Nach dominanten ersten 15 Minuten verloren die Bayern mehr und mehr die Kontrolle über das Geschehen. Trainer Louis van Gaal wusste, was passiert war: "Wir haben zu viel durch die Mitte gespielt, das ist nicht klug. Dadurch haben wir viele Ballverluste erlitten, und so ist Köln ins Spiel gekommen."

Lesen Sie auf der nächsten Seite, was Bastian Schweinsteiger zu Podolskis Tor zu sagen wusste.

Köln war vor der Pause die bessere Mannschaft: Die nach der Verletzung von Martin Demichelis neuformierte Bayern-Abwehr um Daniel van Buyten und Holger Badstuber in der Innenverteidigung sowie Youngster Diego Contento auf der linken Seite gerieten einige Mal erheblich unter Druck.

Dass die Flügel der Bayern lahmten, war sicher dem Fehlen der zwei Superstars geschuldet: Arjen Robben kam wegen einer Grippe nicht zum Einsatz, Franck Ribéry saß zunächst auf der Bank, weil er mit lädiertem Sprunggelenk von der französischen Nationalmannschaft zurückgekehrt war.

"Ribéry hatte Schmerzen, er wollte lieber nicht spielen", erklärte van Gaal.

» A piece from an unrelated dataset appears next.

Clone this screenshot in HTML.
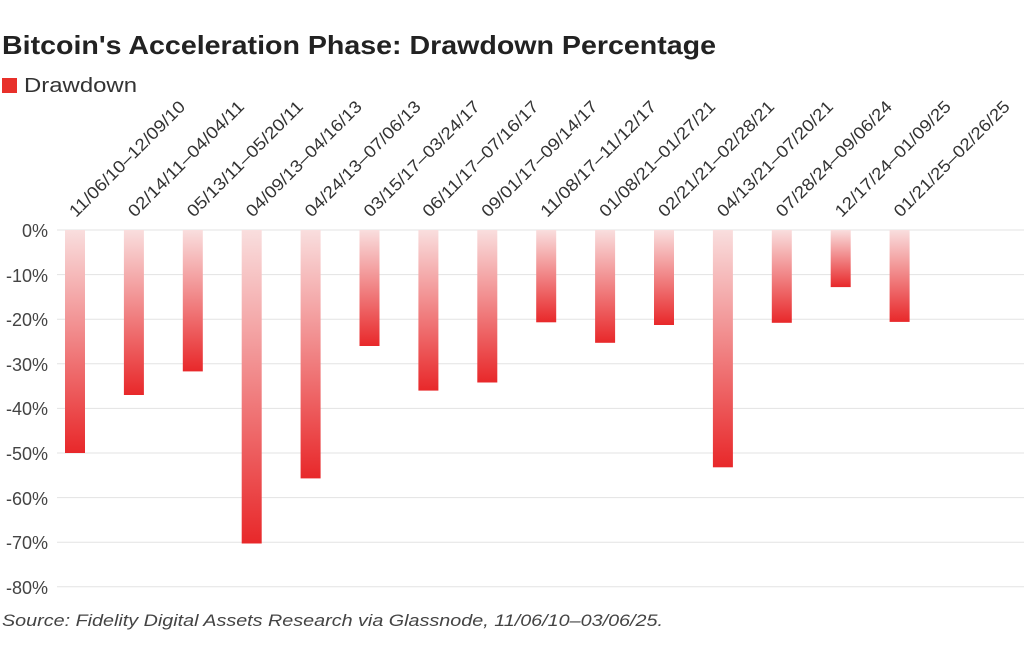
<!DOCTYPE html><html><head><style>body{margin:0;background:#fff;width:1024px;height:659px;overflow:hidden}</style></head><body>
<svg width="1024" height="659" xmlns="http://www.w3.org/2000/svg" font-family="Liberation Sans, sans-serif">
<defs><linearGradient id="g" x1="0" y1="0" x2="0" y2="1"><stop offset="0" stop-color="#f9dede"/><stop offset="1" stop-color="#e8282a"/></linearGradient></defs>
<text x="2" y="54" font-size="26" font-weight="bold" fill="#222" textLength="714" lengthAdjust="spacingAndGlyphs">Bitcoin's Acceleration Phase: Drawdown Percentage</text>
<rect x="2" y="78" width="15" height="15" fill="#e8302a"/>
<text x="24" y="92" font-size="20" fill="#333" textLength="113" lengthAdjust="spacingAndGlyphs">Drawdown</text>
<g stroke="#e3e3e3" stroke-width="1">
<line x1="57" x2="1024" y1="230" y2="230"/><line x1="57" x2="1024" y1="274.6" y2="274.6"/><line x1="57" x2="1024" y1="319.2" y2="319.2"/><line x1="57" x2="1024" y1="363.8" y2="363.8"/><line x1="57" x2="1024" y1="408.4" y2="408.4"/><line x1="57" x2="1024" y1="453" y2="453"/><line x1="57" x2="1024" y1="497.6" y2="497.6"/><line x1="57" x2="1024" y1="542.2" y2="542.2"/><line x1="57" x2="1024" y1="586.8" y2="586.8"/>
</g>
<g font-size="18" fill="#444" text-anchor="end">
<text x="48" y="237">0%</text><text x="48" y="282">-10%</text><text x="48" y="326">-20%</text><text x="48" y="371">-30%</text><text x="48" y="415">-40%</text><text x="48" y="460">-50%</text><text x="48" y="505">-60%</text><text x="48" y="549">-70%</text><text x="48" y="594">-80%</text>
</g>
<g fill="url(#g)">
<rect x="65" y="230" width="20" height="223"/>
<rect x="123.9" y="230" width="20" height="165"/>
<rect x="182.8" y="230" width="20" height="141.4"/>
<rect x="241.7" y="230" width="20" height="313.5"/>
<rect x="300.6" y="230" width="20" height="248.4"/>
<rect x="359.5" y="230" width="20" height="116"/>
<rect x="418.4" y="230" width="20" height="160.6"/>
<rect x="477.3" y="230" width="20" height="152.5"/>
<rect x="536.2" y="230" width="20" height="92.3"/>
<rect x="595.1" y="230" width="20" height="112.8"/>
<rect x="654" y="230" width="20" height="95"/>
<rect x="712.9" y="230" width="20" height="237.3"/>
<rect x="771.8" y="230" width="20" height="92.8"/>
<rect x="830.7" y="230" width="20" height="57.1"/>
<rect x="889.6" y="230" width="20" height="91.9"/>
</g>
<g font-size="17" fill="#333">
<text transform="translate(76,218) rotate(-45)" textLength="156" lengthAdjust="spacingAndGlyphs">11/06/10–12/09/10</text>
<text transform="translate(134.9,218) rotate(-45)" textLength="156" lengthAdjust="spacingAndGlyphs">02/14/11–04/04/11</text>
<text transform="translate(193.8,218) rotate(-45)" textLength="156" lengthAdjust="spacingAndGlyphs">05/13/11–05/20/11</text>
<text transform="translate(252.7,218) rotate(-45)" textLength="156" lengthAdjust="spacingAndGlyphs">04/09/13–04/16/13</text>
<text transform="translate(311.6,218) rotate(-45)" textLength="156" lengthAdjust="spacingAndGlyphs">04/24/13–07/06/13</text>
<text transform="translate(370.5,218) rotate(-45)" textLength="156" lengthAdjust="spacingAndGlyphs">03/15/17–03/24/17</text>
<text transform="translate(429.4,218) rotate(-45)" textLength="156" lengthAdjust="spacingAndGlyphs">06/11/17–07/16/17</text>
<text transform="translate(488.3,218) rotate(-45)" textLength="156" lengthAdjust="spacingAndGlyphs">09/01/17–09/14/17</text>
<text transform="translate(547.2,218) rotate(-45)" textLength="156" lengthAdjust="spacingAndGlyphs">11/08/17–11/12/17</text>
<text transform="translate(606.1,218) rotate(-45)" textLength="156" lengthAdjust="spacingAndGlyphs">01/08/21–01/27/21</text>
<text transform="translate(665,218) rotate(-45)" textLength="156" lengthAdjust="spacingAndGlyphs">02/21/21–02/28/21</text>
<text transform="translate(723.9,218) rotate(-45)" textLength="156" lengthAdjust="spacingAndGlyphs">04/13/21–07/20/21</text>
<text transform="translate(782.8,218) rotate(-45)" textLength="156" lengthAdjust="spacingAndGlyphs">07/28/24–09/06/24</text>
<text transform="translate(841.7,218) rotate(-45)" textLength="156" lengthAdjust="spacingAndGlyphs">12/17/24–01/09/25</text>
<text transform="translate(900.6,218) rotate(-45)" textLength="156" lengthAdjust="spacingAndGlyphs">01/21/25–02/26/25</text>
</g>
<text x="2" y="626" font-size="17" font-style="italic" fill="#444" textLength="661" lengthAdjust="spacingAndGlyphs">Source: Fidelity Digital Assets Research via Glassnode, 11/06/10–03/06/25.</text>
</svg></body></html>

Er schonte beide Spieler für Dienstag, wenn die Bayern beim AC Florenz zum Achtelfinal-Rückspiel der Champions League antreten.

Der für den Franzosen auf dem linken Flügel aufgebotene Thomas Müller fügte seinen guten Leistungen dieser Saison zwar einen weiteren frechen Auftritt hinzu. Doch vom Jungnationalspieler die gelegentliche Genialität eines Robben oder Ribéry einzufordern, wäre vermessen.

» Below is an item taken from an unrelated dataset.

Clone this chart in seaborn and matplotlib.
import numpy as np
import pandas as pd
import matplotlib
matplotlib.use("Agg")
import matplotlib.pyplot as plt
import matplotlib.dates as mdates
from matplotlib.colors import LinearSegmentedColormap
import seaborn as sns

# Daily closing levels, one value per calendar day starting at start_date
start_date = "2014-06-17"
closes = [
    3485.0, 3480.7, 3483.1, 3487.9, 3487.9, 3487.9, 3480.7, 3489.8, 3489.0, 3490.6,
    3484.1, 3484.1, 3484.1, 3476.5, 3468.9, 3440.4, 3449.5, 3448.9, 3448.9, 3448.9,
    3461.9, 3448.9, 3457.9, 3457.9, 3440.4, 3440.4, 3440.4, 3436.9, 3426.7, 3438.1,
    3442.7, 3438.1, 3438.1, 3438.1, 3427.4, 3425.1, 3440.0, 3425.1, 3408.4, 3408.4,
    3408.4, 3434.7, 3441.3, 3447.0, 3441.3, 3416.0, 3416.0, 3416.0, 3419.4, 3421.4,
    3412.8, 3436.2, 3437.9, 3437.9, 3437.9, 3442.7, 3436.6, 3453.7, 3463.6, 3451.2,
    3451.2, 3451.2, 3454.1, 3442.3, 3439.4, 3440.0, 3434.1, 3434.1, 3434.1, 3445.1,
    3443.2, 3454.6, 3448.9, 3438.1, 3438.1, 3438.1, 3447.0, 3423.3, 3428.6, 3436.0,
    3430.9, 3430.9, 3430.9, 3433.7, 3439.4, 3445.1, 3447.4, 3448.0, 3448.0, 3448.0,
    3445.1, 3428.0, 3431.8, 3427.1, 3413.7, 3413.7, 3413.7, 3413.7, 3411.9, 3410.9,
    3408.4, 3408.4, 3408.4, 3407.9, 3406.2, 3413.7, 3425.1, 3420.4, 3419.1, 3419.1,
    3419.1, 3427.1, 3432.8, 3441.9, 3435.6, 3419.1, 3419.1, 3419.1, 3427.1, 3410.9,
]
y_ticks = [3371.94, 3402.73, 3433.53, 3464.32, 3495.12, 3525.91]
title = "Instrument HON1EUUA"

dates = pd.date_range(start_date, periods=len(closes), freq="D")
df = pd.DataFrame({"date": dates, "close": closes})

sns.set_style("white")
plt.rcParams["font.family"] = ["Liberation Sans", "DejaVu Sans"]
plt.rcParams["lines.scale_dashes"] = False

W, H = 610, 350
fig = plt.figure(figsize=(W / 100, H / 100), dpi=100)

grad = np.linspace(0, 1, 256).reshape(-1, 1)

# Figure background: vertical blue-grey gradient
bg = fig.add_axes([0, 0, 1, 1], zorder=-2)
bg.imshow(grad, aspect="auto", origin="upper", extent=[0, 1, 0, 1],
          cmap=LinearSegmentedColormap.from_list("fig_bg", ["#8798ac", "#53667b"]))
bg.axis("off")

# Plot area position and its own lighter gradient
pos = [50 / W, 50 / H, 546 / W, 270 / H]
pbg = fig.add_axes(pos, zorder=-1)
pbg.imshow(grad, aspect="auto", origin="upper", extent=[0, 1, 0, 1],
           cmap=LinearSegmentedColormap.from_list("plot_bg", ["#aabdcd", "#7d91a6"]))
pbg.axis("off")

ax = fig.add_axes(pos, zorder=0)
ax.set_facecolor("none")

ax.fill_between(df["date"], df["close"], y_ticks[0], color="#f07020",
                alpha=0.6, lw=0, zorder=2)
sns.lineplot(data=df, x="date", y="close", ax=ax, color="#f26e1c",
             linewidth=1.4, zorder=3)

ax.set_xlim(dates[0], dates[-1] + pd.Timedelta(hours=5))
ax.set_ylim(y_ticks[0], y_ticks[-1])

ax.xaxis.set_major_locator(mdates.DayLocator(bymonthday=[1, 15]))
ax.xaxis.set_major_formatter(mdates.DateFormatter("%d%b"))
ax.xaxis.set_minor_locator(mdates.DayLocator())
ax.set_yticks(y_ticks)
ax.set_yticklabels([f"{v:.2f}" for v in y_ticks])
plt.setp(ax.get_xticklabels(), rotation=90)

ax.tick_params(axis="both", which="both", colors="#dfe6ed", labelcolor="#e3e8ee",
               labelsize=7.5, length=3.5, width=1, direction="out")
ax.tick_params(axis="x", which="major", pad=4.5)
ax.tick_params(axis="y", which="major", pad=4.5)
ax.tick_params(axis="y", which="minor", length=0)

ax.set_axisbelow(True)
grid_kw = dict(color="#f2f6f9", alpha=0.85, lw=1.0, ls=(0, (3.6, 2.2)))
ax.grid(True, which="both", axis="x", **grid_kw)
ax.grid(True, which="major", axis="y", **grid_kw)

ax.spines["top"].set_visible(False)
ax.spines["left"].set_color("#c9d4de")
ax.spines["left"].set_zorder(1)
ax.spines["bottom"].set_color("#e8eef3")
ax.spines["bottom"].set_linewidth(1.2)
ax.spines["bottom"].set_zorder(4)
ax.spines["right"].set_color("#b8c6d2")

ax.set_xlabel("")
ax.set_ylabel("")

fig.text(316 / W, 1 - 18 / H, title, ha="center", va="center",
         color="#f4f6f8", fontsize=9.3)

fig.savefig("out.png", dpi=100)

Hamit Altintop, der sich auf der rechten Seite versuchte, hatte viel größere Schwierigkeiten, sich überhaupt einmal in Szene zu setzen. Mit der Einwechslung von Ribéry und Miroslav Klose (56.) gewannen die Bayern dann aber die Kontrolle zurück. Klose war es, der nur zwei Minuten später mit der Hacke den Ausgleich einleitete. Müller trat energisch im 16-Meter-Raum an, legte überlegt zurück und Schweinsteiger vollendete zum 1:1 (58.).

"Der letzte Tag ist der wichtigste"

Kurz darauf hätte der Torschütze beinahe sogar die Führung erzielt, doch sein Kopfball prallte an die Latte (64.). Fünf Minuten vor Ende traf Ribéry mit einem Schuss nur den Pfosten, die Bayern kamen dem Sieg am Ende sehr nah. "In einigen Situationen haben wir Glück gehabt", gestand Soldo.

Van Gaal hingegen mochte die Ursache für den verpassten Erfolg nicht in der zweiten Halbzeit verorten: "Wir müssen das Glück erzwingen, und das haben wir in der ersten Hälfte 30 Minuten lang nicht gemacht."

Darüber und über die verlorenen Punkte hat sich van Gaal sicher geärgert, doch anmerken lassen wollte sich der stolze Fußballlehrer das nicht. Ohnehin verhält es sich, wie er mit Blick auf die Tabelle wissen ließ, folgendermaßen: "Der letzte Tag ist der wichtigste. Da muss man oben sein."

Um Gelassenheit bemühte sich auch Christian Nerlinger: "Das Ergebnis wirft uns nicht um, man kann ja nicht bis zum Schluss nur Siege einkalkulieren." Der Bayern-Manager machte sich sogar Gedanken über den Gegner: "Für Podolski freut es mich, er war ja zuletzt viel Kritik ausgesetzt."

Ähnlich äußerte sich Bastian Schweinsteiger, der ja seinem einstigen Mitspieler als Teil des kongenialen Duos "Schweini & Poldi" besonders innig verbunden ist. Als Podolski später von Schweinsteigers Sympathie für seinen Treffer hörte, antwortete er zunächst ganz pflichtbewusst: "Wir brauchen die Punkte, und die Bayern brauchen die Punkte."

Dann aber zeigt er sich doch noch gönnerhaft: "Ich freue mich nicht über gegnerische Tore, aber wenn der Schweini das macht, kann man schon gratulieren."

Podolski hat dabei gelächelt, er wirkte durchaus ein wenig befreit.